Just my two cents. I lived many years near Dayton and have good memories of Ohio, except for winter!
Posted By: Omaha Re: Management of pond - 03/27/15 12:36 PM
If it's a pond geared towards kids fishing, an overpopulation of largemouth isn't the worst thing to happen.
Posted By: RC51 Re: Management of pond - 03/27/15 02:15 PM
I agree with Omaha, really depends on what your doing. If it's mainly for the kids 12 inch bass are a blast with the right equipment! If you wanted some bigger stuff then time to try and fix a few things.

I think you stocking would have been fine if you would have waited on the LMB and HSB till the next spring or that coming fall?

I have a 1 acre pond only and here is what I stocked.

June of 2009
250 CNBG 4 to 5 inch.
75 RES 4 to 5 inch.
7 grass carp 10 inch.

I had a few stunted bass in pond.. Got rid of them best I could.
Then only put in 14 LMB about 10 to 12 inches following spring. 2010.
Then the next spring I messed up kinda and put in 22 HSB.

I say I messed up cause I think some of those got ate by my LMB as they were a bit small! I catch a few not and again but I think I lost about half of them.

Here are my results so far. I now have 9 to 11 inch CNBG. I have LMB from 13 inches to 18 inches so far. I think I may have a few bigger than that. I had one follow by BG to shore and tried to hammer is on the end of my line and it was BIG!! He just missed it! My RES if I catch 1 are anywhere from 4 inch to 10 inch. And my HSB if I can get one on the line are pushing 18 inches.

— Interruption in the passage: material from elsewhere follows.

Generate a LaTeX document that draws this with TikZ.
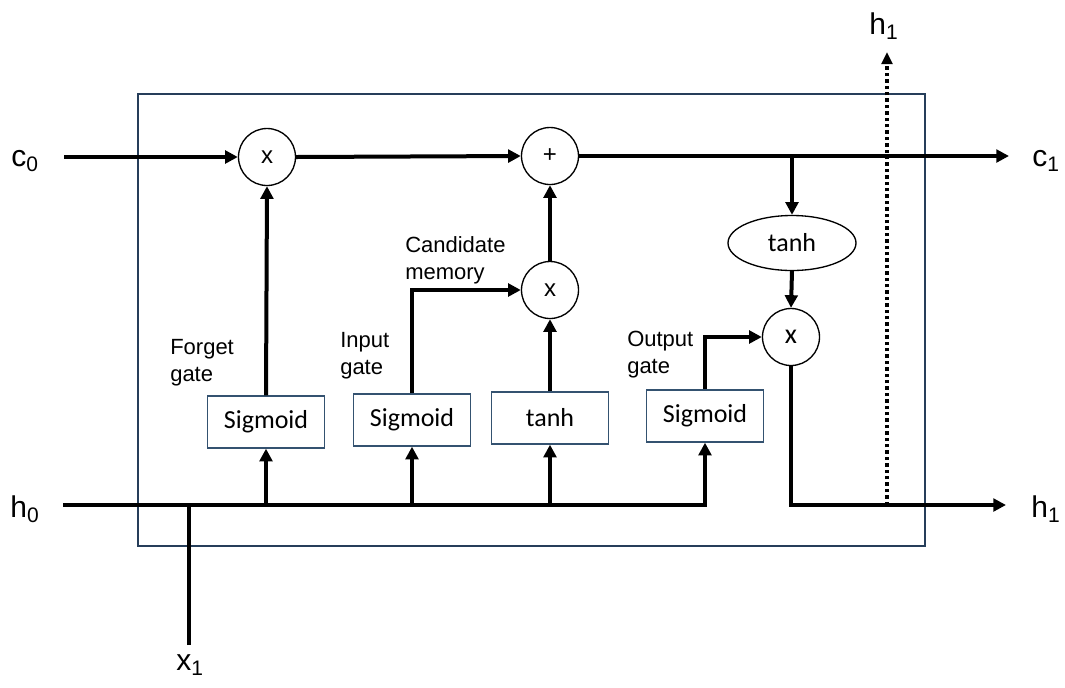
\documentclass[tikz,border=0pt]{standalone}
\usepackage{fontspec}
\setmainfont{Liberation Sans}
\newfontfamily\boxfont{Carlito}
\usetikzlibrary{arrows.meta,shapes.geometric}

\definecolor{frameblue}{RGB}{38,62,90}
\definecolor{boxedge}{RGB}{52,82,112}

\tikzset{
  wire/.style={line width=3pt, -{Triangle[length=9.5pt,width=9.5pt]}},
  plainwire/.style={line width=3pt},
  dotwire/.style={line width=3pt, dash pattern=on 2.6pt off 2.2pt,
                  -{Triangle[length=9pt,width=8pt]}},
  opnode/.style={circle, draw, line width=1pt, minimum size=42.75pt, inner sep=0pt,
                 font=\fontsize{18}{21}\selectfont},
  gatebox/.style={draw=boxedge, line width=1pt, minimum width=87.75pt, minimum height=39pt,
                  inner sep=0pt, font=\boxfont\fontsize{19.5}{23}\selectfont},
  actellipse/.style={ellipse, draw, line width=1pt, minimum width=96pt, minimum height=41.25pt,
                  inner sep=0pt, font=\boxfont\fontsize{19.5}{23}\selectfont},
  iolabel/.style={font=\fontsize{22.5}{26}\selectfont, inner sep=0pt},
  note/.style={font=\fontsize{16.5}{20.25}\selectfont, align=left, anchor=north west, inner sep=0pt}
}

\begin{document}
\begin{tikzpicture}[x=0.75pt,y=-0.75pt]
  \useasboundingbox (0,0) rectangle (1065,687);

  % cell frame
  \draw[frameblue, line width=1pt] (138,94) rectangle (925,546);

  % operations on the cell state
  \node[opnode] (fx)  at (267,157) {x};
  \node[opnode] (add) at (550,156) {+};
  \node[opnode] (cx)  at (550,290) {x};
  \node[opnode, font=\boxfont\fontsize{21}{24}\selectfont] (ox) at (791,337) {x};
  \node[actellipse] (tanhE) at (792,243) {tanh};

  % gate layers
  \node[gatebox] (fs) at (266,422) {Sigmoid};
  \node[gatebox] (is) at (412,420) {Sigmoid};
  \node[gatebox] (tb) at (550,418) {tanh};
  \node[gatebox] (os) at (705,416) {Sigmoid};

  % inputs and outputs
  \node[iolabel] (c0) at (25,161) {c\textsubscript{0}};
  \node[iolabel] (c1) at (1046,161) {c\textsubscript{1}};
  \node[iolabel] (h0) at (25,509) {h\textsubscript{0}};
  \node[iolabel] (h1) at (1046,509) {h\textsubscript{1}};
  \node[iolabel] (h1up) at (884,26) {h\textsubscript{1}};
  \node[iolabel] (x1) at (190,665) {x\textsubscript{1}};

  \coordinate (c0s) at (64,157);
  \coordinate (c1e) at (1009,156);
  \coordinate (br)  at (792,156);
  \coordinate (h0s) at (63,505);
  \coordinate (h1e) at (1006,505);
  \coordinate (hc)  at (791,505);
  \coordinate (dj)  at (887,505);
  \coordinate (dtop) at (887,52);
  \coordinate (x1s) at (189,645);

  % cell state path
  \draw[wire] (c0s) -- (fx.west);
  \draw[wire] (fx.east) -- (add.west);
  \draw[wire] (add.east) -- (c1e);
  \draw[wire] (br) -- (tanhE.north);
  \draw[wire] (tanhE.south) -- (ox.north);

  % gates
  \draw[wire] (fs.north) -- (fx.south);
  \draw[wire] (is.north) |- (cx.west);
  \draw[wire] (tb.north) -- (cx.south);
  \draw[wire] (cx.north) -- (add.south);
  \draw[wire] (os.north) |- (ox.west);

  % hidden state and input bus
  \draw[plainwire] (x1s) -- (x1s |- h0s);
  \draw[wire] (h0s) -| (os.south);
  \draw[wire] (fs.south |- h0s) -- (fs.south);
  \draw[wire] (is.south |- h0s) -- (is.south);
  \draw[wire] (tb.south |- h0s) -- (tb.south);

  % output
  \draw[wire] (ox.south) |- (h1e);
  \draw[dotwire] (hc) -- (dj) -- (dtop);

  % gate names
  \node[note] (nf) at (170,339) {Forget\\gate};
  \node[note] (ni) at (340,332) {Input\\gate};
  \node[note] (nc) at (405,236) {Candidate\\memory};
  \node[note] (no) at (627,331) {Output\\gate};
\end{tikzpicture}
\end{document}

So not bad but not great either! I am happy with the results and that's what counts!!

Good Luck man and nice looking place!!

RC
Posted By: Bill Cody Re: Management of pond - 03/27/15 03:57 PM
Yes the members are right - fish management depends on your goals. Figure out want you want to do them manage in that direction.
Posted By: Rainman Re: Management of pond - 03/27/15 03:59 PM
Yak, depending on your eventual goals, I would suggest adding about 300-500 adult BG in the 6" size range. I would suggest adding 25-50 pounds of Fathead minnows, ONLY to distract young bass from munching on as many BG offspring to help build your main forage base. 10-25 pounds of Golden Shiners would be a good forage fish for your HSB and LMB, if there is enough vegetation to let them establish. You may want to try removing some of the Grass Carp also...are the stripping nearly all vegetation except FA? Since the pond was drained and sterilized, was there anything even there for the Grass Carp to eat???
Posted By: Yak n Bass Re: Management of pond - 03/27/15 07:22 PM
I would like to get some bigger bass in there. So I will plan on removing 10 or 12 of the HSB, and 25 or 30 of the LMB.
For the GC there is a good bit of American pond weed and some sort of grass that came up last summer. The FA is thick but the pond has not had anything done in the past, muck in the bottom is about 2 ft thick. Was thinking of adding about 20 lbs of blue tilapia to help control the FA.
Posted By: Bill Cody Re: Management of pond - 03/27/15 11:46 PM
Tilapia will help a lot to reduce the FA plus they will provide bass good food especially when the water gets cold and all small tilapia are swimming erratically and struggling to stay alive. Bass can get fat in the late fall.